Addis tries his hand at local news
At a time when digital is the buzzword in the newspaper industry, former Daily Express editor Richard Addis is going back to basics. In the midst of all the online experimentation, veteran newspaperman Addis, who is also a former deputy editor of the Sunday Telegraph and executive editor of the Daily Mail, is launching a free local daily newspaper.
“Project newsstand”, as Addis describes it, will be a free tabloid publication focusing on arts, leisure and entertainment that will be distributed to a small number of addresses in an upmarket London postcode area. Delivering to what he will tell advertisers is a small but niche audience made up of wealthy readers such as chief executives, Addis says Project newsstand is experimenting with “hyper-local journalism”. Further launches in other areas are likely to follow.

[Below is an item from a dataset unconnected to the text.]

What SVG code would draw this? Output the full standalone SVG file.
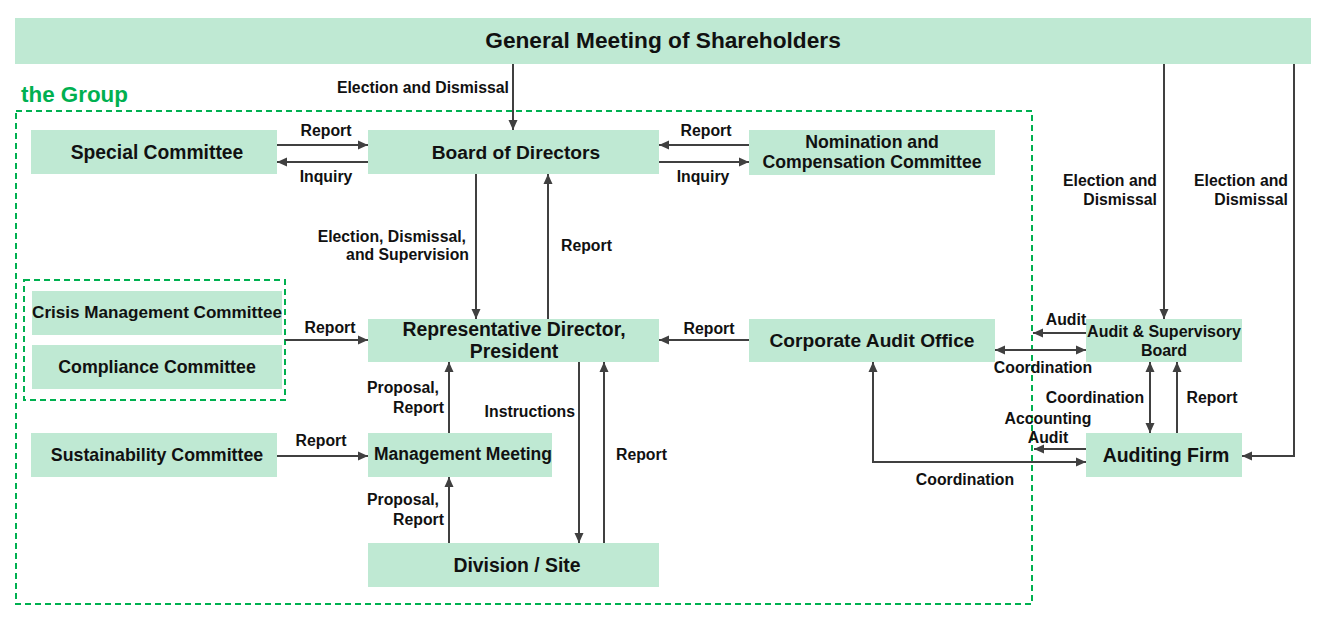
<svg xmlns="http://www.w3.org/2000/svg" width="1322" height="622" viewBox="0 0 1322 622">
<style>
.box{fill:#bfe9d3;}
.bt{font-family:"Liberation Sans",Arial,sans-serif;font-weight:bold;fill:#111;text-anchor:middle;}
.lb{font-family:"Liberation Sans",Arial,sans-serif;font-weight:bold;font-size:15.8px;fill:#111;}
.c{stroke:#404040;stroke-width:2;fill:none;}
.a{marker-end:url(#ah);}
.b{marker-start:url(#ah);marker-end:url(#ah);}
.dash{fill:none;stroke:#00b050;stroke-width:2;stroke-dasharray:6 4;}
</style>
<defs>
<marker id="ah" viewBox="0 0 10 10" refX="10" refY="5" markerWidth="10" markerHeight="10" markerUnits="userSpaceOnUse" orient="auto-start-reverse">
<path d="M0,0.5 L10,5 L0,9.5 z" fill="#404040"/>
</marker>
</defs>
<rect width="1322" height="622" fill="#fff"/>

<rect class="dash" x="16" y="111" width="1016" height="493"/>
<text x="21" y="102" font-family="Liberation Sans,Arial,sans-serif" font-weight="bold" font-size="22.4" fill="#00b050">the Group</text>
<rect class="dash" x="24" y="280" width="261" height="120"/>

<g id="gm"><rect class="box" x="15" y="18" width="1296" height="46"/><text class="bt" x="663" y="48" font-size="22.7">General Meeting of Shareholders</text></g>
<g id="special"><rect class="box" x="31" y="130" width="246" height="44"/><text class="bt" x="157" y="159" font-size="19.3">Special Committee</text></g>
<g id="board"><rect class="box" x="368" y="130" width="291" height="44"/><text class="bt" x="516" y="159" font-size="19.2">Board of Directors</text></g>
<g id="nomination"><rect class="box" x="749" y="130" width="246" height="45"/><text class="bt" x="872" y="148" font-size="17.7">Nomination and</text><text class="bt" x="872" y="168" font-size="17.7">Compensation Committee</text></g>
<g id="crisis"><rect class="box" x="32" y="291" width="250" height="44"/><text class="bt" x="157" y="318" font-size="17.1">Crisis Management Committee</text></g>
<g id="compliance"><rect class="box" x="32" y="345" width="250" height="44"/><text class="bt" x="157" y="373" font-size="17.8">Compliance Committee</text></g>
<g id="sustain"><rect class="box" x="31" y="433" width="246" height="44"/><text class="bt" x="157" y="461" font-size="17.8">Sustainability Committee</text></g>
<g id="rep"><rect class="box" x="368" y="319" width="291" height="43"/><text class="bt" x="514" y="336" font-size="19.4">Representative Director,</text><text class="bt" x="514" y="358" font-size="19.4">President</text></g>
<g id="mgmt"><rect class="box" x="368" y="433" width="184" height="44"/><text class="bt" x="463" y="460" font-size="17.5">Management Meeting</text></g>
<g id="division"><rect class="box" x="368" y="543" width="291" height="44"/><text class="bt" x="517" y="572" font-size="19.4">Division / Site</text></g>
<g id="cao"><rect class="box" x="749" y="319" width="246" height="43"/><text class="bt" x="872" y="347" font-size="19.2">Corporate Audit Office</text></g>
<g id="asb"><rect class="box" x="1086" y="319" width="156" height="43"/><text class="bt" x="1164" y="337" font-size="16">Audit &amp; Supervisory</text><text class="bt" x="1164" y="356" font-size="16">Board</text></g>
<g id="firm"><rect class="box" x="1086" y="433" width="156" height="44"/><text class="bt" x="1166" y="462" font-size="19.5">Auditing Firm</text></g>

<g id="connectors">
<line class="c a" x1="513" y1="64" x2="513" y2="130"/>
<line class="c a" x1="277" y1="145" x2="368" y2="145"/>
<line class="c a" x1="368" y1="162" x2="277" y2="162"/>
<line class="c a" x1="749" y1="145" x2="659" y2="145"/>
<line class="c a" x1="659" y1="162" x2="749" y2="162"/>
<line class="c a" x1="476" y1="174" x2="476" y2="319"/>
<line class="c a" x1="548" y1="319" x2="548" y2="174"/>
<line class="c a" x1="285" y1="340" x2="368" y2="340"/>
<line class="c a" x1="749" y1="340" x2="659" y2="340"/>
<line class="c a" x1="449" y1="433" x2="449" y2="362"/>
<line class="c a" x1="579" y1="362" x2="579" y2="543"/>
<line class="c a" x1="604" y1="543" x2="604" y2="362"/>
<line class="c a" x1="277" y1="456" x2="368" y2="456"/>
<line class="c a" x1="449" y1="543" x2="449" y2="477"/>
<line class="c a" x1="1164" y1="64" x2="1164" y2="319"/>
<polyline class="c a" points="1294,64 1294,456 1242,456"/>
<line class="c a" x1="1086" y1="333" x2="1033" y2="333"/>
<line class="c b" x1="995" y1="350" x2="1086" y2="350"/>
<line class="c b" x1="1150" y1="362" x2="1150" y2="433"/>
<line class="c a" x1="1177" y1="433" x2="1177" y2="362"/>
<line class="c a" x1="1086" y1="449" x2="1034" y2="449"/>
<polyline class="c b" points="873,362 873,462 1086,462"/>
</g>

<g id="labels">
<text class="lb" x="509" y="93" text-anchor="end">Election and Dismissal</text>
<text class="lb" x="326" y="136" text-anchor="middle">Report</text>
<text class="lb" x="326" y="182" text-anchor="middle">Inquiry</text>
<text class="lb" x="706" y="136" text-anchor="middle">Report</text>
<text class="lb" x="703" y="182" text-anchor="middle">Inquiry</text>
<text class="lb" x="466" y="242" text-anchor="end">Election, Dismissal,</text>
<text class="lb" x="469" y="260" text-anchor="end">and Supervision</text>
<text class="lb" x="561" y="251">Report</text>
<text class="lb" x="330" y="333" text-anchor="middle">Report</text>
<text class="lb" x="709" y="334" text-anchor="middle">Report</text>
<text class="lb" x="439" y="393" text-anchor="end">Proposal,</text>
<text class="lb" x="444" y="413" text-anchor="end">Report</text>
<text class="lb" x="575" y="417" text-anchor="end">Instructions</text>
<text class="lb" x="616" y="460">Report</text>
<text class="lb" x="321" y="446" text-anchor="middle">Report</text>
<text class="lb" x="439" y="505" text-anchor="end">Proposal,</text>
<text class="lb" x="444" y="525" text-anchor="end">Report</text>
<text class="lb" x="1157" y="186" text-anchor="end">Election and</text>
<text class="lb" x="1157" y="205" text-anchor="end">Dismissal</text>
<text class="lb" x="1288" y="186" text-anchor="end">Election and</text>
<text class="lb" x="1288" y="205" text-anchor="end">Dismissal</text>
<text class="lb" x="1066" y="325" text-anchor="middle">Audit</text>
<text class="lb" x="1043" y="373" text-anchor="middle">Coordination</text>
<text class="lb" x="1095" y="403" text-anchor="middle">Coordination</text>
<text class="lb" x="1212" y="403" text-anchor="middle">Report</text>
<text class="lb" x="1048" y="424" text-anchor="middle">Accounting</text>
<text class="lb" x="1048" y="443" text-anchor="middle">Audit</text>
<text class="lb" x="965" y="485" text-anchor="middle">Coordination</text>
</g>
</svg>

Keeping his cards to himself Addis will not divulge the exact streets for the launch at the end of March, or who is backing him financially and with how much money, but he does say: “Hyper-local journalism is a concept being discussed in the major journalism schools in America and is based on the idea that people are starting to get weary of world news and most want to know what is happening on their doorsteps.
“Our competition isn’t regional or local newspapers as you might expect, as many of them cover vast areas compared to what we’re doing,” he continues. “We’re talking literally a few streets, so I suppose if we have competition, it is the local village or community newsletter. If someone is writing about your street it is impossible not to want to read it.” Addis, who is also a former Marketing Week journalist, is keeping details of his distribution model under wraps but City AM’s latest increase in circulation to 93,737 continues to show that free newspapers can succeed and that there is still demand for a printed product. “For our project there wouldn’t be enough penetration if it was a web-based thing – people just wouldn’t read it,” he says. “I still don’t believe that people are going to the internet at home every day and clicking onto all sorts of new websites. We’d need to spend an enormous amount on marketing if we were launching an internet site just to stand out among all the competition. If a newspaper comes through your door you can’t fail to notice it.”
Observers might say that to launch a newspaper so local in content is like stepping back in time but Addis argues it is “stripping newspapers back to the essence of journalism” and says: “World news is universally free and therefore has no value. Intelligent analysis you pay for with products like the Sunday papers but oddly it is local information that is the most valuable of all and that impacts on your life the most.”
Success will rely on the backing. A former colleague of Addis adds: “Richard is delightful and has substantial talent but how insane his new venture is depends on who his financial backers are. Local news can be done in print but the costs are massive, whereas local community websites are growing all the time. The thinner the area is the less daily news he will have to write about and even if the audience is upmarket, I can’t see premium brands advertising in a non-glossy. It may work but I wouldn’t put any money into it.”
Addis is extending the boundaries of the newspaper industry’s current exploration and experimentation in a different, more regressive direction than that being followed by his peers. But sceptics could find the multi-channel delivery of news content in the future does indeed include access points thought to be archaic and no longer of use.